EXTRACTED RECORDS.
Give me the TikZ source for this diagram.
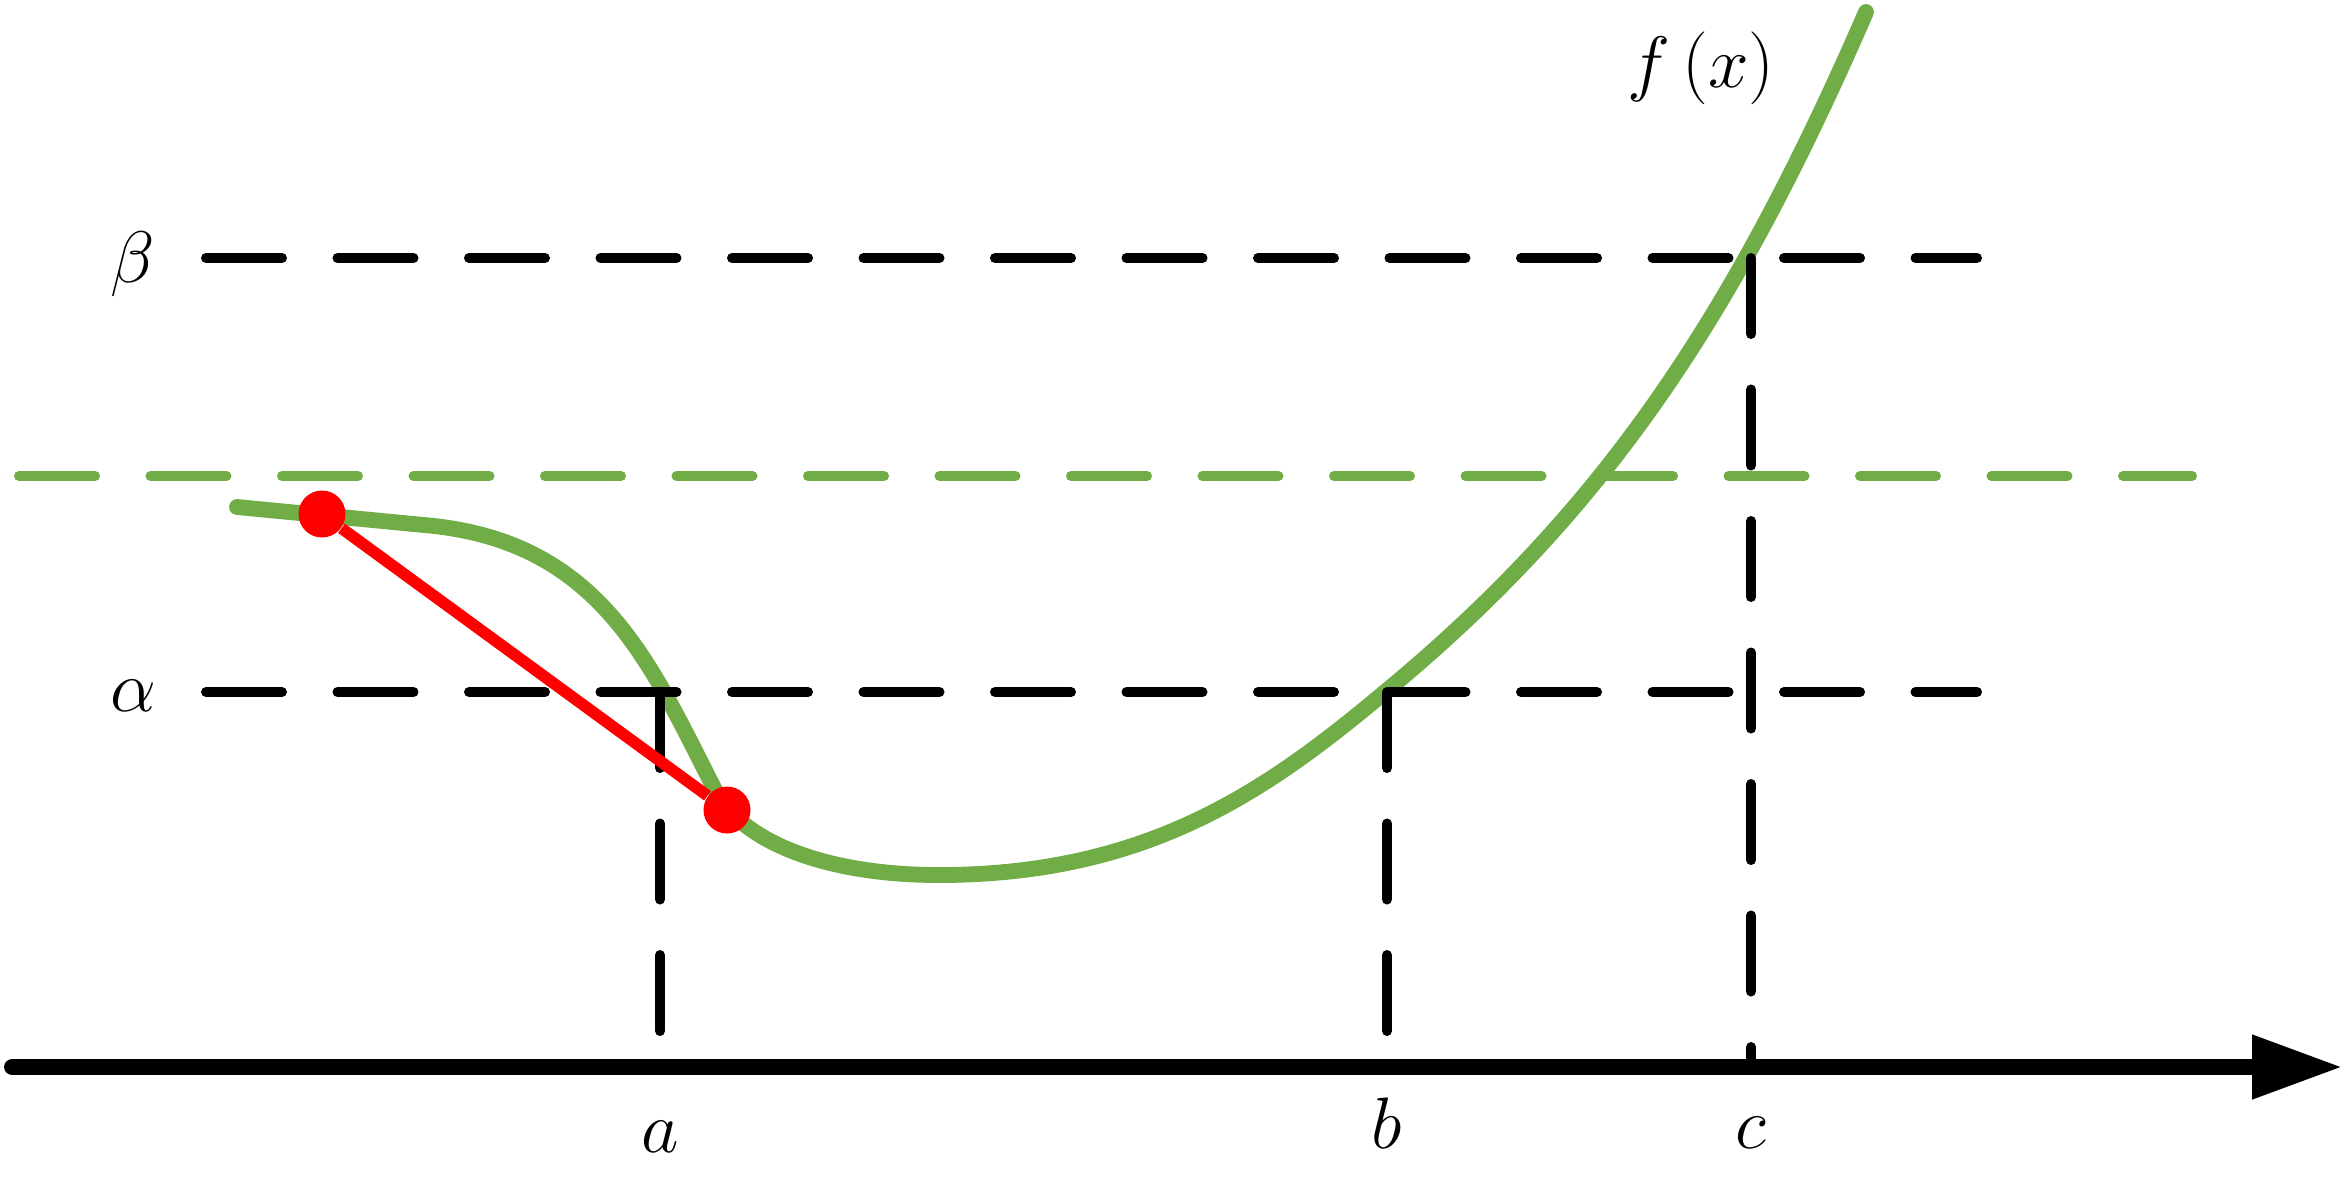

* * *

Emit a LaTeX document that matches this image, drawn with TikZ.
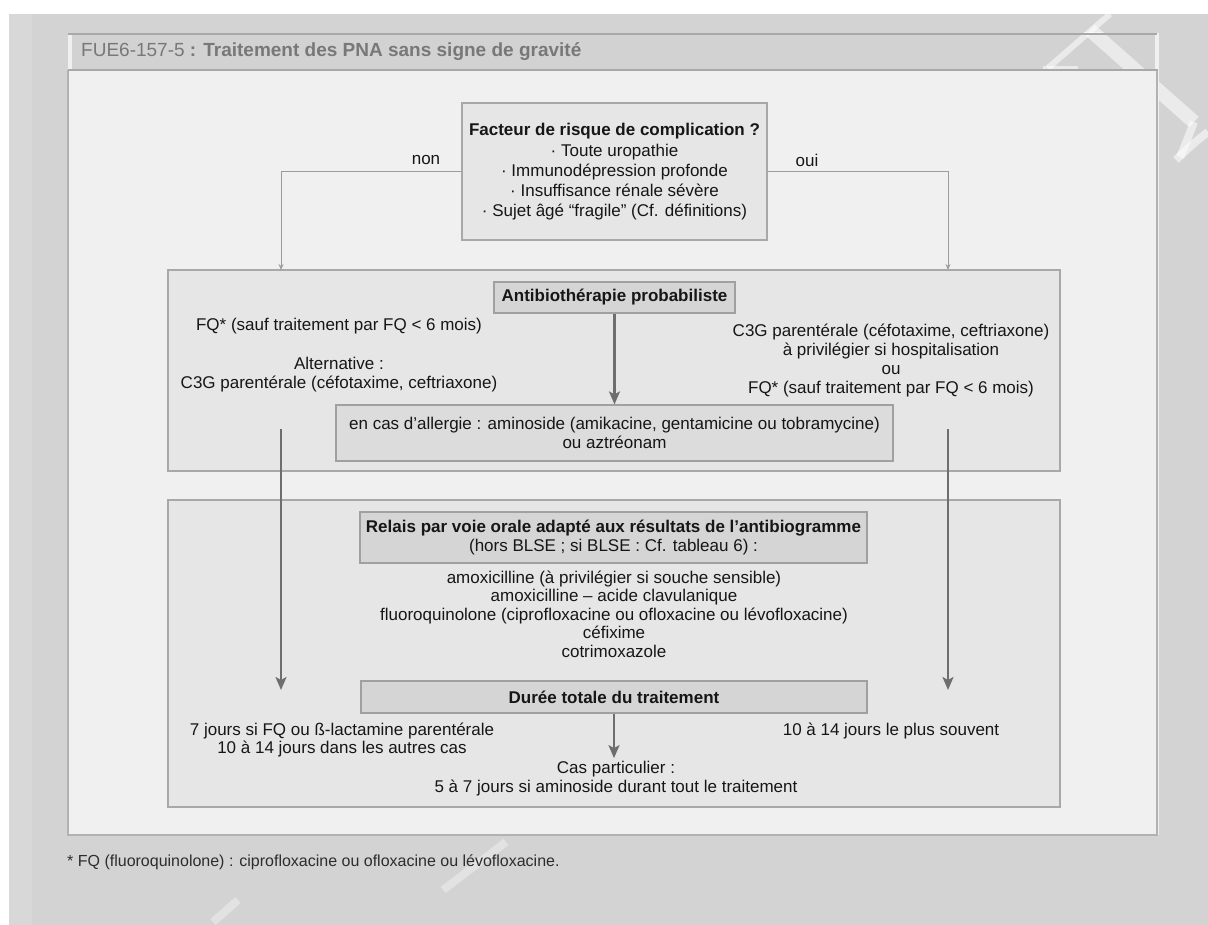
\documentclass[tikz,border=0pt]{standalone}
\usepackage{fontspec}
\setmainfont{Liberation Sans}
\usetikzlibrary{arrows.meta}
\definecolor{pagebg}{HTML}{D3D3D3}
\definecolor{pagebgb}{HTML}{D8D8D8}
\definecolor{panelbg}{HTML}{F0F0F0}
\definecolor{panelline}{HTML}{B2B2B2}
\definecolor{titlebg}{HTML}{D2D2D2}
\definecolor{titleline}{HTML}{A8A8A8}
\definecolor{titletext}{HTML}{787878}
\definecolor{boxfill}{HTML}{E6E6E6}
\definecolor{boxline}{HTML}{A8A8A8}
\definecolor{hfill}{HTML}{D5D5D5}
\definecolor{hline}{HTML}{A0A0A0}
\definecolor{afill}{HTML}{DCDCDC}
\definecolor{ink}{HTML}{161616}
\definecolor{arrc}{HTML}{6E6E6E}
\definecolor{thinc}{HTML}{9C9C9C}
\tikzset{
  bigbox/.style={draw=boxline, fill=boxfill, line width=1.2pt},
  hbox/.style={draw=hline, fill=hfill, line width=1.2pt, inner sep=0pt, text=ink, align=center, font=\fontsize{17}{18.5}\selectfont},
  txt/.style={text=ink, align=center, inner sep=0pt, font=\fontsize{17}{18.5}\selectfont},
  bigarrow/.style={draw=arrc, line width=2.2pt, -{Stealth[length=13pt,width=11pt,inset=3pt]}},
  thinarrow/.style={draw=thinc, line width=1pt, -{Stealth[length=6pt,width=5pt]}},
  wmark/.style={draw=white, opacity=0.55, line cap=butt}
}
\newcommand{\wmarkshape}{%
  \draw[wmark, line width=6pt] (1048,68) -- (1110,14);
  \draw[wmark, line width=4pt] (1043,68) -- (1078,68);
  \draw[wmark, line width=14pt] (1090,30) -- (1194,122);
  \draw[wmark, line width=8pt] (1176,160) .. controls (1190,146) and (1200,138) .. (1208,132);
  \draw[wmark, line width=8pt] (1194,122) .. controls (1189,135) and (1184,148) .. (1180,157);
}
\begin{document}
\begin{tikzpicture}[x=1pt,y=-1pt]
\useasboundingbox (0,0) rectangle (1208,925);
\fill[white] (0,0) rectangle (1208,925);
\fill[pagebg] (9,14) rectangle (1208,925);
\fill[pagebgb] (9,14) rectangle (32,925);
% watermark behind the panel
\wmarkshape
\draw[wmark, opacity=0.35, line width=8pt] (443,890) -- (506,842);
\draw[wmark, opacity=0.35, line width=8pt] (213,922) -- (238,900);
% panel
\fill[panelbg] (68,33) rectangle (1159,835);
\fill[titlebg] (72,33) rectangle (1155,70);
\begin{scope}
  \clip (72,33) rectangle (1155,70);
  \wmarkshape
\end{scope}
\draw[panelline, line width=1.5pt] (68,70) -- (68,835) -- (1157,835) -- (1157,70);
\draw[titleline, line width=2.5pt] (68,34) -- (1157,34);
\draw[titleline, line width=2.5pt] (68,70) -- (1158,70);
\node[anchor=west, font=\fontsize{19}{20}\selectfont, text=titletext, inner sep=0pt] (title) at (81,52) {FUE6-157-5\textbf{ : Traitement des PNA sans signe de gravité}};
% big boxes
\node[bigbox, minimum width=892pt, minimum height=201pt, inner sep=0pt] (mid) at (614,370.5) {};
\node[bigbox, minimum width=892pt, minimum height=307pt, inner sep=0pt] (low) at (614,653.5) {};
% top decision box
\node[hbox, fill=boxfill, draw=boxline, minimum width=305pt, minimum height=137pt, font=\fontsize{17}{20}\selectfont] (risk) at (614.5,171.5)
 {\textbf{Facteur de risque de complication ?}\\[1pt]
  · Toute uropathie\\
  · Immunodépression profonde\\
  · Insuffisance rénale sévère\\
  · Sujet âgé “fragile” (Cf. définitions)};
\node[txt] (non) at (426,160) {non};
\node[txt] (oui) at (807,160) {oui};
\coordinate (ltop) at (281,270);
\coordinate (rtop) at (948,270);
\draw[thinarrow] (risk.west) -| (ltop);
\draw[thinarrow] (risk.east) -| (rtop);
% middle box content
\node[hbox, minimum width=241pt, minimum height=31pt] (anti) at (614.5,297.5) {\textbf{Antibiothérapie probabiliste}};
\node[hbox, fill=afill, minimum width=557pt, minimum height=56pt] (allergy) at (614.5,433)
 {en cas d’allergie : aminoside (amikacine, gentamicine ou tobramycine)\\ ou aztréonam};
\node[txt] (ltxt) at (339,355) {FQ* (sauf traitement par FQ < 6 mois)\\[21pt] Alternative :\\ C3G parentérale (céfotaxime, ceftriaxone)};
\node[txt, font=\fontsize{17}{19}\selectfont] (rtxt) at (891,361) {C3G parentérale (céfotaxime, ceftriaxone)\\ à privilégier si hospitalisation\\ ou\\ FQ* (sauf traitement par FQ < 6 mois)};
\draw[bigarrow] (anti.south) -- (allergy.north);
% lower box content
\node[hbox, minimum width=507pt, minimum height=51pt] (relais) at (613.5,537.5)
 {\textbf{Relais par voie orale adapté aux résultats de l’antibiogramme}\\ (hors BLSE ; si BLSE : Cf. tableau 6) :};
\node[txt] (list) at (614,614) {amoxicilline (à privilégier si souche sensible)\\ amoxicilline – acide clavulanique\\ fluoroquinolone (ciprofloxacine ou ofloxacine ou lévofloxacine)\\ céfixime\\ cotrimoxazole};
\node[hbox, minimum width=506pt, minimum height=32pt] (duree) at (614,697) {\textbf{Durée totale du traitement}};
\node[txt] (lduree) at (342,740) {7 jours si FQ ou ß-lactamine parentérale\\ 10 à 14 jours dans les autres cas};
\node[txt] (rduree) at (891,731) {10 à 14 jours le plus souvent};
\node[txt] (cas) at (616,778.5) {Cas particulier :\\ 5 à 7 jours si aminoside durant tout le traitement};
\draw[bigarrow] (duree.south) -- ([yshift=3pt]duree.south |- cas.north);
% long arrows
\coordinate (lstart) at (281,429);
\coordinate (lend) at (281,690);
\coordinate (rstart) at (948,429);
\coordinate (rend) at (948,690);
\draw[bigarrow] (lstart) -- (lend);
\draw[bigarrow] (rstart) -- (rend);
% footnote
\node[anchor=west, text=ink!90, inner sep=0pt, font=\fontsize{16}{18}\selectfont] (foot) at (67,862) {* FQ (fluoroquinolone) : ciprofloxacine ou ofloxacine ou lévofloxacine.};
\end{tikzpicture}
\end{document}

EXERCISE REQUIREMENTS. Scan the material above. Extract every line in which the word "this" occurs.

WORKED ANSWER.
Give me the TikZ source for this diagram.
Emit a LaTeX document that matches this image, drawn with TikZ.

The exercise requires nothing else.